ただ部落同様、アイヌ民族の中でも、北海道内の人と外の人の権利問題についての分析が重要になっているようです。沖縄の外に住むウチナーンチュの権利についても、同じ視点からの分析が必要だと思います。
ルーツやアイデンティティを大切にするのと同時に、沖縄人自身の人権意識を高めることも急務です。かつて、「復帰国会」の頃、『にんげん』という人権の副読本に沖縄問題が掲載されるとなったときに、沖縄の国会議員が「沖縄問題と部落問題を一緒にするな」と申入れたことがありました。これは沖縄の人が、差別者としての自分を客観視できていないという問題を象徴する事件です。自分自身が差別者、加害者にならないためにどう行動するのかを自覚して、簡単にはヤマトに同化せず、次世代につなげていきたいと思います。
◆今後の展望
川口:部落の若い人たちも、どんどん外に出ていて、その人たちをどう組織化するかは部落解放運動の大きな課題です。またマジョリティの人たちに対しては、マイノリティの問題をマジョリティが考えることが、自分たちにとってもメリットになるということを訴えていきたいと思っています。

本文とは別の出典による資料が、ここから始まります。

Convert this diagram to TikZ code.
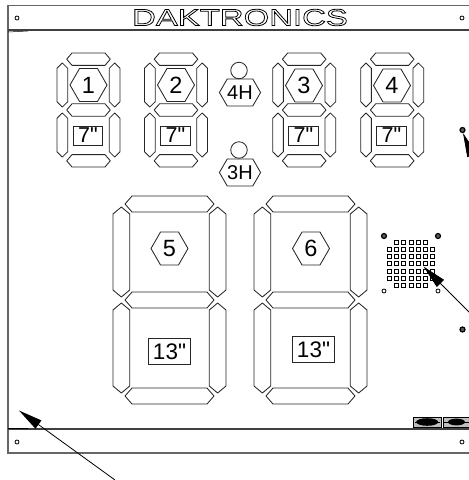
\documentclass[tikz,border=0pt]{standalone}
\usepackage{fontspec}
\newfontfamily\labelfont{Liberation Sans}
\newfontfamily\titlefont[FakeStretch=1.4]{Liberation Sans}
\usetikzlibrary{shapes.symbols, arrows.meta}
\tikzset{
    seg/.style={draw=black!85, line width=0.85pt, line join=round},
    frame/.style={draw=black!75, line width=1.3pt},
    outerframe/.style={draw=black!60, line width=1.5pt},
    hexlabel/.style={signal, signal to=west and east, signal pointer angle=120, draw=black!85, line width=0.85pt, inner sep=0pt, minimum width=37pt, minimum height=33pt, font=\labelfont\fontsize{23.5}{23.5}\selectfont},
    hourlabel/.style={hexlabel, minimum width=36pt, minimum height=27pt, font=\labelfont\fontsize{20}{20}\selectfont},
    sizebox/.style={rectangle, draw=black!85, line width=0.85pt, inner sep=0pt, minimum width=29.5pt, minimum height=19pt, font=\labelfont\fontsize{21.5}{21.5}\selectfont},
    bigsizebox/.style={sizebox, minimum width=42pt, minimum height=25.5pt, font=\labelfont\fontsize{22.5}{22.5}\selectfont},
    hole/.style={circle, draw=black, line width=0.8pt, inner sep=0pt, minimum size=4pt},
    screw/.style={circle, draw=black, fill=black!65, line width=1.2pt, inner sep=0pt, minimum size=5pt},
    lamp/.style={circle, draw=black!85, line width=0.85pt, inner sep=0pt, minimum size=16.5pt},
    callout/.style={-{Triangle[length=24pt,width=10pt]}, line width=0.8pt}
}
% x, y, width, height, side bar, cross bar, tip inset, chamfer, side bar start
\newcommand{\sevenseg}[9]{
    \begin{scope}[shift={(#1,#2)}]
        \foreach \yy in {0,{(#4-#6)/2},{#4-#6}}
            \draw[seg] (#7,{\yy+#6/2}) -- ({#7+#8},{\yy}) -- ({#3-#7-#8},{\yy}) -- ({#3-#7},{\yy+#6/2}) -- ({#3-#7-#8},{\yy+#6}) -- ({#7+#8},{\yy+#6}) -- cycle;
        \foreach \xx in {0,{#3-#5}} {
            \draw[seg] ({\xx+#5/2},#9) -- ({\xx},{#9+#8}) -- ({\xx},{#4/2-3-#8}) -- ({\xx+#5/2},{#4/2-3}) -- ({\xx+#5},{#4/2-3-#8}) -- ({\xx+#5},{#9+#8}) -- cycle;
            \draw[seg] ({\xx+#5/2},{#4/2+3}) -- ({\xx},{#4/2+3+#8}) -- ({\xx},{#4-#9-#8}) -- ({\xx+#5/2},{#4-#9}) -- ({\xx+#5},{#4-#9-#8}) -- ({\xx+#5},{#4/2+3+#8}) -- cycle;
        }
    \end{scope}
}
\newcommand{\smalldigit}[2]{\sevenseg{#1}{#2}{63}{114}{10.7}{12.4}{9.7}{5.3}{10}}
\newcommand{\bigdigit}[2]{\sevenseg{#1}{#2}{113}{208}{16.7}{16}{12}{7}{11}}
\begin{document}
\begin{tikzpicture}[x=1pt, y=-1pt]
    \useasboundingbox (0,0) rectangle (469,480);
    
    % Cabinet
    \draw[outerframe] (469,5.5) -- (8,5.5) -- (8,453) -- (469,453);
    \draw[frame] (8,30) -- (469,30);
    \draw[frame] (8,429) -- (469,429);
    \draw[line width=0.5pt] (8,32) -- (28,31);
    \draw[line width=0.5pt] (8,428) -- (28,428);
    
    % Corner holes
    \node[hole] (holeA) at (17,18) {};
    \node[hole] (holeB) at (462,18) {};
    \node[hole] (holeC) at (17,442) {};
    \node[hole] (holeD) at (462,442) {};
    
    % Name
    \node (name) at (240,17.5) {\titlefont\fontsize{23.5}{23.5}\selectfont\special{pdf:code 1 Tr 0.8 w}DAKTRONICS\special{pdf:code 0 Tr}};
    
    % Small digits
    \smalldigit{57}{53}
    \smalldigit{144.5}{53}
    \smalldigit{272.7}{53}
    \smalldigit{360.7}{53}
    \node[hexlabel] (one) at (88.5,85) {1};
    \node[hexlabel] (two) at (176,85) {2};
    \node[hexlabel] (three) at (304,85.5) {3};
    \node[hexlabel] (four) at (392,85.5) {4};
    \node[sizebox] (sizeA) at (88,135.5) {7"};
    \node[sizebox] (sizeB) at (175.5,135.5) {7"};
    \node[sizebox] (sizeC) at (303.5,135.5) {7"};
    \node[sizebox] (sizeD) at (391.5,135.5) {7"};
    
    % Hour digits
    \node[lamp] (lampA) at (239,70.5) {};
    \node[hourlabel] (fourH) at (240,92.5) {4H};
    \node[lamp] (lampB) at (239,150) {};
    \node[hourlabel] (threeH) at (240,172.5) {3H};
    
    % Big digits
    \bigdigit{113}{196}
    \bigdigit{254}{196}
    \node[hexlabel] (five) at (169.5,248.5) {5};
    \node[hexlabel] (six) at (311,248.5) {6};
    \node[bigsizebox] (sizeE) at (169.5,351.3) {13"};
    \node[bigsizebox] (sizeF) at (313.5,349.5) {13"};
    
    % Speaker
    \foreach \row in {0,6}
        \foreach \col in {1,...,5}
            \draw[line width=1pt] ({389.7+7.1*\col-2},{242.3+7.2*\row-2}) rectangle ++(4,4);
    \foreach \row in {1,...,5}
        \foreach \col in {0,...,6}
            \draw[line width=1pt] ({389.7+7.1*\col-2},{242.3+7.2*\row-2}) rectangle ++(4,4);
    \node[screw] (screwA) at (384,236) {};
    \node[screw] (screwB) at (438,236) {};
    \node[hole] (holeE) at (384,291) {};
    \node[hole] (holeF) at (438,291) {};
    \node[screw] (screwC) at (462.5,130) {};
    \node[screw] (screwD) at (462.5,329.5) {};
    
    % Connectors
    \draw[fill=black!25, line width=0.5pt] (413.5,417) rectangle ++(27.5,10.5);
    \draw[fill=black!25, line width=0.5pt] (443,417) rectangle ++(27,10.5);
    \fill[black] (427.2,422) ellipse (11 and 3.8);
    \fill[black] (456.5,422) ellipse (8.5 and 3.4);
    \draw[line width=1pt] (415,422) -- (440,422);
    \draw[line width=1pt] (444,422) -- (469,422);
    
    % Callouts
    \coordinate (speakerEnd) at (490,333);
    \coordinate (speakerTip) at (423.5,266.5);
    \coordinate (panelEnd) at (115,480);
    \coordinate (panelTip) at (19,410.5);
    \coordinate (screwEnd) at (480,175);
    \coordinate (screwTip) at (463,133);
    \draw[callout] (speakerEnd) -- (speakerTip);
    \draw[callout] (panelEnd) -- (panelTip);
    \draw[callout] (screwEnd) -- (screwTip);
\end{tikzpicture}
\end{document}
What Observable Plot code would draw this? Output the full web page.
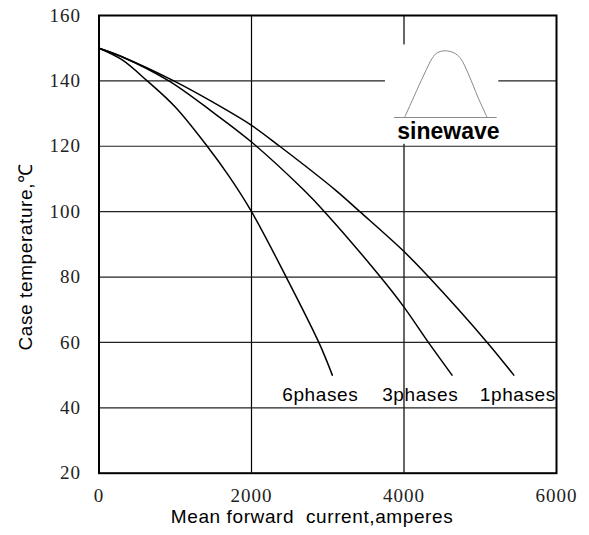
<!DOCTYPE html>
<html>
<head>
<meta charset="utf-8">
<script src="https://cdn.jsdelivr.net/npm/d3@7"></script>
<script src="https://cdn.jsdelivr.net/npm/@observablehq/plot@0.6"></script>
<style>
  html, body { margin: 0; padding: 0; background: #fff; }
  g[aria-description="sans"] text { letter-spacing: 0.6px; }
  g[aria-description="serif"] text { letter-spacing: 1px; }
  g[aria-description="squash"] text { letter-spacing: 0px; }
</style>
</head>
<body>
<div id="chart"></div>
<script>
// ---- data ----
const xTicks = [0, 2000, 4000, 6000];
const yTicks = [20, 40, 60, 80, 100, 120, 140, 160];
const xGrid = [2000, 4000];
const yGrid = [40, 60, 80, 100, 120, 140];

const seriesNames = ["6phases", "3phases", "1phases"];
const current6 = [0, 300, 632, 1000, 1419, 1700, 2000, 2455, 2883, 3060];
const temp6    = [150, 146.5, 140, 132, 120, 111, 100, 80, 60, 50];
const current3 = [0, 300, 916, 1500, 2000, 2686, 2957, 3692, 4000, 4320, 4630];
const temp3    = [150, 147.4, 140, 130.3, 121.3, 106.6, 100, 80, 70.8, 60, 50];
const current1 = [0, 300, 981, 1500, 2000, 2370, 3101, 3421, 4000, 4325, 5091, 5440];
const temp1    = [150, 147.4, 140, 133.4, 126.4, 120, 106.6, 100, 87.8, 80, 60, 50];

const labelX = [2403, 3714, 4994];
const labelY = [44, 44, 44];

// inset "sine wave" icon (in chart units)
const insetBox = {x1: 3757, x2: 5243, y1: 120.6, y2: 151};
const iconX = [4007, 4129, 4260, 4370, 4435, 4544, 4653, 4741, 4850, 4968, 5091];
const iconY = [128.8, 135.1, 141.8, 146.9, 148.6, 149.2, 148.6, 146.9, 141.8, 135.1, 128.8];
const iconBase = {x1: 3875, x2: 5222, y: 128.8};
const iconText = "sinewave";

const xLabel = "Mean forward\u00a0 current,amperes";
const yLabel = "Case temperature,\u2103";

// ---- build table ----
const curves = [];
[[current6, temp6], [current3, temp3], [current1, temp1]].forEach(([xs, ys], i) => {
  xs.forEach((x, j) => curves.push({series: seriesNames[i], current: x, temp: ys[j]}));
});
const labels = seriesNames.map((s, i) => ({text: s, x: labelX[i], y: labelY[i]}));
const icon = iconX.map((x, i) => ({x, y: iconY[i]}));

const sans = "Liberation Sans, Arial, sans-serif";
const serif = "Liberation Serif, Times New Roman, serif";

const chart = Plot.plot({
  width: 589,
  height: 535,
  marginLeft: 98.5,
  marginRight: 33,
  marginTop: 15,
  marginBottom: 62.3,
  x: {domain: [0, 6000]},
  y: {domain: [20, 160]},
  style: {background: "white", color: "black"},
  marks: [
    Plot.ruleX(xGrid, {stroke: "black", strokeWidth: 1.2}),
    Plot.ruleY(yGrid, {stroke: "#222", strokeWidth: 1.2}),
    Plot.rect([insetBox], {x1: "x1", x2: "x2", y1: "y1", y2: "y2", fill: "white"}),
    Plot.line(icon, {x: "x", y: "y", stroke: "#8a8a8a", strokeWidth: 1, curve: "catmull-rom"}),
    Plot.ruleY([iconBase], {x1: "x1", x2: "x2", y: "y", stroke: "#8a8a8a", strokeWidth: 1}),
    Plot.text([iconText], {x: 4583, y: 124.6, text: d => d,
      fontFamily: sans, fontWeight: "bold", fontSize: 23, fill: "black", ariaDescription: "squash"}),
    Plot.line(curves, {x: "current", y: "temp", z: "series", stroke: "black", strokeWidth: 1.5, curve: "catmull-rom"}),
    Plot.text(labels, {x: "x", y: "y", text: "text", textAnchor: "start", fontFamily: sans, fontSize: 19,
      fill: "black", ariaDescription: "sans"}),
    Plot.frame({stroke: "black", strokeWidth: 2}),
    Plot.axisX(xTicks, {tickSize: 0, tickPadding: 15.5, fontSize: 19, fontFamily: serif, fill: "#222", label: null,
      tickFormat: d => String(d), ariaDescription: "serif"}),
    Plot.axisY(yTicks, {tickSize: 0, tickPadding: 18, fontSize: 19, fontFamily: serif, fill: "#222", label: null,
      tickFormat: d => String(d), ariaDescription: "serif"}),
    Plot.text([xLabel], {frameAnchor: "bottom", textAnchor: "middle", lineAnchor: "middle", dx: -15.7, dy: 44.2,
      text: d => d, fontFamily: sans, fontSize: 19, fill: "black", ariaDescription: "sans"}),
    Plot.text([yLabel], {frameAnchor: "left", textAnchor: "middle", lineAnchor: "middle", rotate: -90, dx: -72.8, dy: 12.6,
      text: d => d, fontFamily: sans, fontSize: 19, fill: "black", ariaDescription: "sans"})
  ]
});
document.getElementById("chart").appendChild(chart);
</script>
</body>
</html>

喜久里:私たちの運動自体が、沖縄ではマイノリティです。国連の人権委員会の審査や報告を受けても、日本政府からは、『沖縄の人の総意ではない』と答弁されました。
しかし、沖縄県民の総意であるはずの沖縄県議会や県知事の「米軍基地の整理縮小」という主張までもが軽んじられている不正義を、本日の参加者の方を始め、多くの方に是非考えて頂きたいです。
また、世界人権宣言の前文に記されているように、「人々が専制と圧制に対して最後の手段として反抗に訴えざることを得ないことがないようにするためには、法の支配によって人権を保護することが肝要」なのです。世界人権宣言をはじめとする国際人権法を国内法に具体化していく努力が必要だと思います。
金:だれでも基本的には自分の所属する社会に対して、責任を持つことが必要だと思います。在日である私は在日社会を良くするために活動していきたいと思っています。不況の話が連日のように報道されていますが、在日ブラジル人の状況は非常に酷いです。こうした在日外国人としての問題についても取組みたいと思っていますし、皆さんにも是非考えて頂きたいと思います。
李:ありがとうございました。本日のような交流を深めることで、マイノリティ間の連帯、また主流社会の変容を促すことにつながっていけばと願います。